= Shawna Meyer =

American architect and educator

Shawna Meyer is an American architect, educator, and founding principal of the architecture practice Atelier Mey. Her work focuses on climate resilience, sustainable material use, and architecture's relationship to place. Meyer is recognized for her research-driven practice and academic contributions related to environmental design, mass timber construction, and coastal adaptation.

== Early life and education ==
Meyer earned a Master of Architecture from the University of Minnesota in 2008 and a Bachelor of Architectural Science from the University of Arkansas in 2005.

== Career ==
Shawna Meyer began her professional architecture career working with several firms in Minneapolis, including Cunningham Group, VJAA, and BKV Group, where she contributed to a range of institutional and commercial projects.

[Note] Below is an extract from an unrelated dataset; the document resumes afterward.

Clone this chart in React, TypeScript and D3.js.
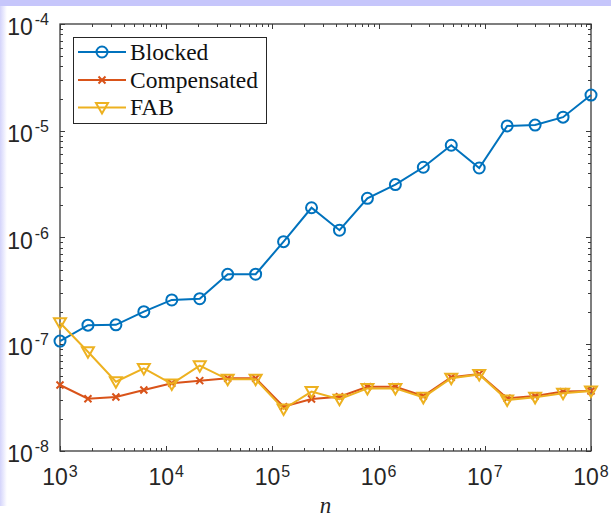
import React, { useEffect, useRef } from 'react';
import * as d3 from 'd3';

// problem sizes n (20 points, log-spaced between 1e3 and 1e8)
const sizes = [
  1000, 1833, 3360, 6158, 11288, 20691, 37927, 69519, 127427, 233572,
  428133, 784760, 1438450, 2636651, 4832930, 8858668, 16237767, 29763514, 54555948, 100000000,
];

const blocked = [
  1.07e-7, 1.51e-7, 1.52e-7, 2.02e-7, 2.6e-7, 2.67e-7, 4.52e-7, 4.53e-7, 9.14e-7, 1.9e-6,
  1.17e-6, 2.33e-6, 3.13e-6, 4.55e-6, 7.31e-6, 4.48e-6, 1.11e-5, 1.13e-5, 1.34e-5, 2.16e-5,
];

const compensated = [
  4.15e-8, 3.09e-8, 3.2e-8, 3.73e-8, 4.31e-8, 4.56e-8, 4.8e-8, 4.8e-8, 2.6e-8, 3.07e-8,
  3.23e-8, 4.0e-8, 4.0e-8, 3.27e-8, 4.9e-8, 5.26e-8, 3.12e-8, 3.27e-8, 3.6e-8, 3.65e-8,
];

const fab = [
  1.59e-7, 8.5e-8, 4.46e-8, 5.94e-8, 4.25e-8, 6.3e-8, 4.69e-8, 4.69e-8, 2.47e-8, 3.6e-8,
  3.05e-8, 3.86e-8, 3.86e-8, 3.18e-8, 4.8e-8, 5.22e-8, 3.0e-8, 3.18e-8, 3.47e-8, 3.65e-8,
];

const xExponents = [3, 4, 5, 6, 7, 8];
const yExponents = [-8, -7, -6, -5, -4];
const seriesNames = ['Blocked', 'Compensated', 'FAB'];

const Chart = () => {
  const ref = useRef<SVGSVGElement | null>(null);

  useEffect(() => {
    const svg = d3.select(ref.current);
    svg.selectAll('*').remove();

    const W = 611;
    const H = 517;
    const left = 60, right = 591, top = 24, bottom = 451;
    const axisColor = '#3a3a3a';

    // background + lavender frame
    svg.append('rect').attr('width', W).attr('height', H).attr('fill', '#fff');
    const grad = svg.append('defs').append('linearGradient').attr('id', 'lg').attr('x1', 0).attr('x2', 1);
    grad.append('stop').attr('offset', 0).attr('stop-color', '#d4d4fb');
    grad.append('stop').attr('offset', 1).attr('stop-color', '#ffffff');
    svg.append('rect').attr('x', 0).attr('y', 6).attr('width', 7).attr('height', 500).attr('fill', 'url(#lg)');
    svg.append('rect').attr('x', 0).attr('y', 0).attr('width', W).attr('height', 6).attr('fill', '#c6c6fb');

    const x = d3.scaleLog().domain([1e3, 1e8]).range([left, right]);
    const y = d3.scaleLog().domain([1e-8, 1e-4]).range([bottom, top]);

    const g = svg.append('g');

    // ticks (inside, all four sides)
    const xMinor: number[] = [];
    xExponents.slice(0, -1).forEach(e => {
      for (let m = 2; m <= 9; m++) xMinor.push(m * Math.pow(10, e));
    });
    const yMinor: number[] = [];
    yExponents.slice(0, -1).forEach(e => {
      for (let m = 2; m <= 9; m++) yMinor.push(m * Math.pow(10, e));
    });
    const xMajor = xExponents.map(e => Math.pow(10, e));
    const yMajor = yExponents.map(e => Math.pow(10, e));

    const tickG = g.append('g').attr('stroke', axisColor).attr('stroke-width', 1);
    [[xMajor, 5], [xMinor, 3]].forEach(([vals, len]: any) => {
      vals.forEach((v: number) => {
        const px = Math.round(x(v)) + 0.5;
        tickG.append('line').attr('x1', px).attr('x2', px).attr('y1', bottom).attr('y2', bottom - len);
        tickG.append('line').attr('x1', px).attr('x2', px).attr('y1', top).attr('y2', top + len);
      });
    });
    [[yMajor, 5], [yMinor, 3]].forEach(([vals, len]: any) => {
      vals.forEach((v: number) => {
        const py = Math.round(y(v)) + 0.5;
        tickG.append('line').attr('y1', py).attr('y2', py).attr('x1', left).attr('x2', left + len);
        tickG.append('line').attr('y1', py).attr('y2', py).attr('x1', right).attr('x2', right - len);
      });
    });

    // axis box
    g.append('rect')
      .attr('x', left).attr('y', top)
      .attr('width', right - left).attr('height', bottom - top)
      .attr('fill', 'none').attr('stroke', axisColor).attr('stroke-width', 1.3);

    // tick labels
    const font = '"Liberation Sans", Arial, sans-serif';
    xExponents.forEach(e => {
      const t = g.append('text')
        .attr('x', x(Math.pow(10, e)))
        .attr('y', 485)
        .attr('text-anchor', 'middle')
        .style('font-family', font)
        .style('font-size', '23px')
        .attr('fill', '#262626');
      t.append('tspan').text('10');
      t.append('tspan').attr('dx', 1).attr('dy', -8.5).style('font-size', '16px').text(String(e));
    });
    yExponents.forEach(e => {
      const t = g.append('text')
        .attr('x', 49)
        .attr('y', y(Math.pow(10, e)) + 11)
        .attr('text-anchor', 'end')
        .style('font-family', font)
        .style('font-size', '23px')
        .attr('fill', '#262626');
      t.append('tspan').text('10');
      t.append('tspan').attr('dx', 2).attr('dy', -10).style('font-size', '16px').text(String(e));
    });

    // x label
    g.append('text')
      .attr('x', (left + right) / 2)
      .attr('y', 513)
      .attr('text-anchor', 'middle')
      .style('font-family', '"Liberation Serif", "Times New Roman", serif')
      .style('font-style', 'italic')
      .style('font-size', '23px')
      .attr('fill', '#262626')
      .text('n');

    const colors = ['#0072BD', '#D95319', '#EDB120'];
    const allSeries = [blocked, compensated, fab];

    const line = d3.line<number>()
      .x((d, i) => x(sizes[i]))
      .y(d => y(d));

    const drawMarker = (sel: any, kind: number, color: string) => {
      if (kind === 0) {
        sel.append('circle').attr('r', 5.5).attr('fill', 'none').attr('stroke', color).attr('stroke-width', 2);
      } else if (kind === 1) {
        sel.append('path').attr('d', 'M-3.5,-3.5L3.5,3.5M-3.5,3.5L3.5,-3.5')
          .attr('stroke', color).attr('stroke-width', 2).attr('fill', 'none');
      } else {
        sel.append('path').attr('d', 'M-6,-4.5L6,-4.5L0,6Z')
          .attr('stroke', color).attr('stroke-width', 2).attr('fill', 'none').attr('stroke-linejoin', 'miter');
      }
    };

    allSeries.forEach((vals, si) => {
      const sg = g.append('g');
      sg.append('path')
        .datum(vals)
        .attr('fill', 'none')
        .attr('stroke', colors[si])
        .attr('stroke-width', 2)
        .attr('d', line);
      vals.forEach((v, i) => {
        const m = sg.append('g').attr('transform', `translate(${x(sizes[i])},${y(v)})`);
        drawMarker(m, si, colors[si]);
      });
    });

    // legend
    const lg = g.append('g');
    lg.append('rect')
      .attr('x', 73.5).attr('y', 37.5).attr('width', 193).attr('height', 86)
      .attr('fill', '#fff').attr('stroke', '#262626').attr('stroke-width', 1);
    const rowsY = [52, 80, 107.5];
    seriesNames.forEach((name, i) => {
      lg.append('line')
        .attr('x1', 78).attr('x2', 126)
        .attr('y1', rowsY[i]).attr('y2', rowsY[i])
        .attr('stroke', colors[i]).attr('stroke-width', 2);
      const m = lg.append('g').attr('transform', `translate(102,${rowsY[i]})`);
      drawMarker(m, i, colors[i]);
      lg.append('text')
        .attr('x', 130)
        .attr('y', rowsY[i] + 7.5)
        .style('font-family', '"Liberation Serif", "Times New Roman", serif')
        .style('font-size', '23.5px')
        .attr('fill', '#111')
        .text(name);
    });
  }, []);

  return <svg ref={ref} width={611} height={517} style={{ display: 'block' }} />;
};

export default function App() {
  return (
    <div style={{ position: 'absolute', top: 0, left: 0 }}>
      <Chart />
    </div>
  );
}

In 2019, Meyer co-founded Atelier Mey, an architecture and design practice based in Miami, Florida, where she serves as a founding principal. Through Atelier Mey, she focuses on climate resilience, sustainable materials, and context-driven design, leading projects that span residential, institutional, and public architecture. The firm's work has received national recognition including selection as a finalist for the U.S. Pavilion at the 2025 Venice Architecture Biennale, exhibition at the National Building Museum, and media coverage in Architectural Record, Domus, and the television show ByDesign America.

Alongside her professional practice, Meyer is active in academia as a lecturer at the University of Miami School of Architecture and collaborates with the Littoral Urbanism Lab, engaging in research on coastal adaptation and environmental design.

== Writing and exhibitions ==
Meyer is the co-author of Buoyant Clarity, published as part of Pamphlet Architecture 36, a series curated by Princeton Architectural Press. Her writing has appeared in architectural journals and conference proceedings, including MAS Context and publications by the Association of Collegiate Schools of Architecture (ACSA).

Her work has been exhibited nationally and internationally, including at the Venice Architecture Biennale.

== Recognition ==
In 2018, Meyer was named to the Grist 50, a list recognizing emerging leaders in sustainability and climate innovation.

Her firm's project "House in a Garden" received national media attention for its use of mass timber construction in a hurricane-prone region. It was featured in Architectural Record and profiled by other design media.